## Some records
++++++++

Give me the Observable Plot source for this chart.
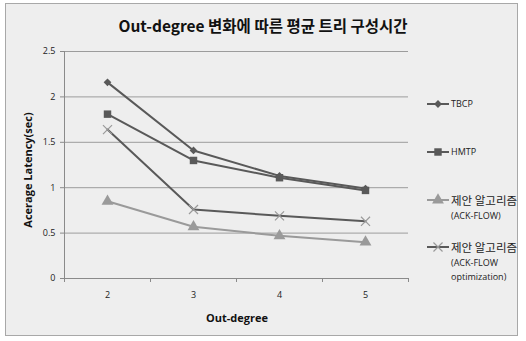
<!DOCTYPE html>
<html><head><meta charset="utf-8">
<script src="https://cdn.jsdelivr.net/npm/d3@7"></script>
<script src="https://cdn.jsdelivr.net/npm/@observablehq/plot@0.6"></script>
<style>
body{margin:0;background:#fff;font-family:"Open Sans","Noto Sans CJK KR",sans-serif;}
#wrap{position:relative;width:526px;height:341px;overflow:hidden;}
#frame{position:absolute;left:5px;top:3px;width:513px;height:333px;border:1px solid #a8a8a8;background:#eeeeee;box-sizing:border-box;}
#title{position:absolute;left:0;width:526px;top:14px;text-align:center;font-weight:bold;font-size:15.5px;font-family:"Noto Sans CJK KR","Open Sans",sans-serif;color:#111;}
#chart{position:absolute;left:0;top:0;}
#ylab{position:absolute;left:27px;top:170px;transform:translate(-50%,-50%) rotate(-90deg);font-weight:bold;font-size:11px;white-space:nowrap;color:#111;}
#xlab{position:absolute;left:237px;top:317px;transform:translate(-50%,-50%);font-weight:bold;font-size:11px;white-space:nowrap;color:#111;}
.leg{position:absolute;left:427px;}
.leg svg{position:absolute;left:0;top:0;overflow:visible;}
.lt{position:absolute;left:24px;white-space:nowrap;color:#222;}
.kr{font-family:"Noto Sans CJK KR",sans-serif;font-size:11.5px;}
.en{font-size:9px;}
</style></head>
<body>
<div id="wrap">
  <div id="frame"></div>
  <div id="title">Out-degree 변화에 따른 평균 트리 구성시간</div>
  <div id="chart"></div>
  <div id="ylab">Acerage Latency(sec)</div>
  <div id="xlab">Out-degree</div>
  <div id="legend"></div>
</div>
<script>
const outDegree = [2, 3, 4, 5];
const tbcp = [2.16, 1.41, 1.13, 0.99];
const hmtp = [1.81, 1.30, 1.11, 0.97];
const ackFlow = [0.85, 0.57, 0.47, 0.40];
const ackFlowOpt = [1.64, 0.76, 0.69, 0.63];
const yTicks = [0, 0.5, 1, 1.5, 2, 2.5];
const xBounds = [1.5, 2.5, 3.5, 4.5, 5.5];

// square rotated 45 degrees
const rhombus = {
  draw(context, size) {
    const h = Math.sqrt(size) / 2 * Math.SQRT2;
    context.moveTo(0, -h); context.lineTo(h, 0); context.lineTo(0, h); context.lineTo(-h, 0); context.closePath();
  }
};
const symbolOf = {rhombus, square: d3.symbolSquare, triangle: d3.symbolTriangle, times: d3.symbolTimes};

const series = [
  {key: "TBCP", values: tbcp, stroke: "#595959", symbol: "rhombus", r: 3.1, fill: "#595959", mstroke: "none"},
  {key: "HMTP", values: hmtp, stroke: "#595959", symbol: "square", r: 4.2, fill: "#595959", mstroke: "none"},
  {key: "ACK-FLOW", values: ackFlow, stroke: "#9a9a9a", symbol: "triangle", r: 4.4, fill: "#9a9a9a", mstroke: "none"},
  {key: "ACK-FLOW optimization", values: ackFlowOpt, stroke: "#595959", symbol: "times", r: 4.2, fill: "none", mstroke: "#9a9a9a"}
];

const marks = [
  Plot.gridY(yTicks.slice(1), {stroke: "#9c9c9c", strokeOpacity: 1}),
  Plot.ruleX([xBounds[0]], {stroke: "#8a8a8a"}),
  Plot.ruleY([0], {stroke: "#8a8a8a"}),
  Plot.axisY({ticks: yTicks, tickSize: 4, tickPadding: 5, tickFormat: d => String(d), label: null, stroke: "#8a8a8a", color: "#222", fontSize: 9}),
  Plot.axisX({ticks: xBounds, tickSize: 4, tickFormat: () => "", label: null, stroke: "#8a8a8a"}),
  Plot.axisX({ticks: outDegree, tickSize: 0, tickPadding: 13, tickFormat: d => String(d), label: null, color: "#222", fontSize: 9})
];
for (const s of series) {
  const data = outDegree.map((x, i) => ({x, y: s.values[i]}));
  marks.push(Plot.line(data, {x: "x", y: "y", stroke: s.stroke, strokeWidth: 2}));
  marks.push(Plot.dot(data, {x: "x", y: "y", symbol: symbolOf[s.symbol], r: s.r, fill: s.fill, stroke: s.mstroke, strokeWidth: 1.2}));
}

const chart = Plot.plot({
  width: 526, height: 341,
  marginLeft: 64, marginRight: 118, marginTop: 51, marginBottom: 63,
  style: {background: "transparent", fontFamily: "'Open Sans', sans-serif", fontSize: "9px", color: "#222"},
  x: {type: "linear", domain: [1.5, 5.5]},
  y: {domain: [0, 2.5]},
  marks
});
document.getElementById("chart").appendChild(chart);

// legend
const legendItems = [
  {top: 104, lines: [["en", "TBCP"]]},
  {top: 152, lines: [["en", "HMTP"]]},
  {top: 200, lines: [["kr", "제안 알고리즘"], ["en", "(ACK-FLOW)"]]},
  {top: 247, lines: [["kr", "제안 알고리즘"], ["en", "(ACK-FLOW"], ["en", "optimization)"]]}
];
const legend = document.getElementById("legend");
legendItems.forEach((it, i) => {
  const s = series[i];
  const d = document.createElement("div");
  d.className = "leg";
  d.style.top = it.top + "px";
  const sym = d3.symbol(symbolOf[s.symbol], s.r * s.r * Math.PI)();
  d.innerHTML = `<svg width="22" height="1"><line x1="0" x2="22" y1="0" y2="0" stroke="${s.stroke}" stroke-width="2"/><path transform="translate(11,0)" d="${sym}" fill="${s.fill}" stroke="${s.mstroke}" stroke-width="1.2"/></svg>` +
    it.lines.map((l, j) => `<div class="lt ${l[0]}" style="top:${j === 0 ? -8 : 8 + (j - 1) * 14}px;line-height:16px">${l[1]}</div>`).join("");
  legend.appendChild(d);
});
</script>
</body></html>
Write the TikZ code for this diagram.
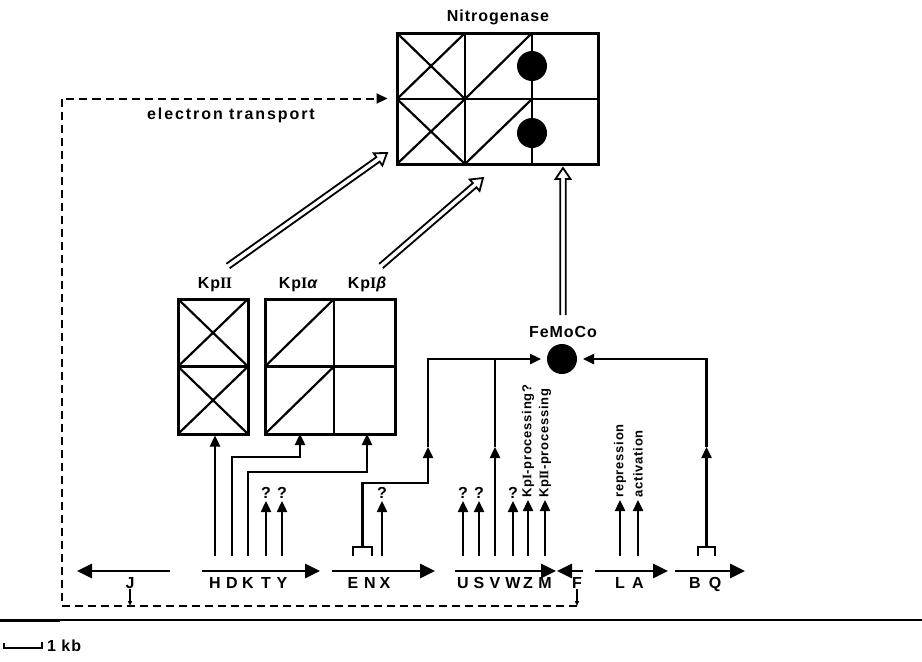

++++++++

## Work required
Your task is to return the lines above, from the first one up to and including the line containing "const xBounds = [1.5, 2.5, 3.5, 4.5, 5.5];", minus any pictures.

## Result of the exercise
Give me the Observable Plot source for this chart.
<!DOCTYPE html>
<html><head><meta charset="utf-8">
<script src="https://cdn.jsdelivr.net/npm/d3@7"></script>
<script src="https://cdn.jsdelivr.net/npm/@observablehq/plot@0.6"></script>
<style>
body{margin:0;background:#fff;font-family:"Open Sans","Noto Sans CJK KR",sans-serif;}
#wrap{position:relative;width:526px;height:341px;overflow:hidden;}
#frame{position:absolute;left:5px;top:3px;width:513px;height:333px;border:1px solid #a8a8a8;background:#eeeeee;box-sizing:border-box;}
#title{position:absolute;left:0;width:526px;top:14px;text-align:center;font-weight:bold;font-size:15.5px;font-family:"Noto Sans CJK KR","Open Sans",sans-serif;color:#111;}
#chart{position:absolute;left:0;top:0;}
#ylab{position:absolute;left:27px;top:170px;transform:translate(-50%,-50%) rotate(-90deg);font-weight:bold;font-size:11px;white-space:nowrap;color:#111;}
#xlab{position:absolute;left:237px;top:317px;transform:translate(-50%,-50%);font-weight:bold;font-size:11px;white-space:nowrap;color:#111;}
.leg{position:absolute;left:427px;}
.leg svg{position:absolute;left:0;top:0;overflow:visible;}
.lt{position:absolute;left:24px;white-space:nowrap;color:#222;}
.kr{font-family:"Noto Sans CJK KR",sans-serif;font-size:11.5px;}
.en{font-size:9px;}
</style></head>
<body>
<div id="wrap">
  <div id="frame"></div>
  <div id="title">Out-degree 변화에 따른 평균 트리 구성시간</div>
  <div id="chart"></div>
  <div id="ylab">Acerage Latency(sec)</div>
  <div id="xlab">Out-degree</div>
  <div id="legend"></div>
</div>
<script>
const outDegree = [2, 3, 4, 5];
const tbcp = [2.16, 1.41, 1.13, 0.99];
const hmtp = [1.81, 1.30, 1.11, 0.97];
const ackFlow = [0.85, 0.57, 0.47, 0.40];
const ackFlowOpt = [1.64, 0.76, 0.69, 0.63];
const yTicks = [0, 0.5, 1, 1.5, 2, 2.5];
const xBounds = [1.5, 2.5, 3.5, 4.5, 5.5];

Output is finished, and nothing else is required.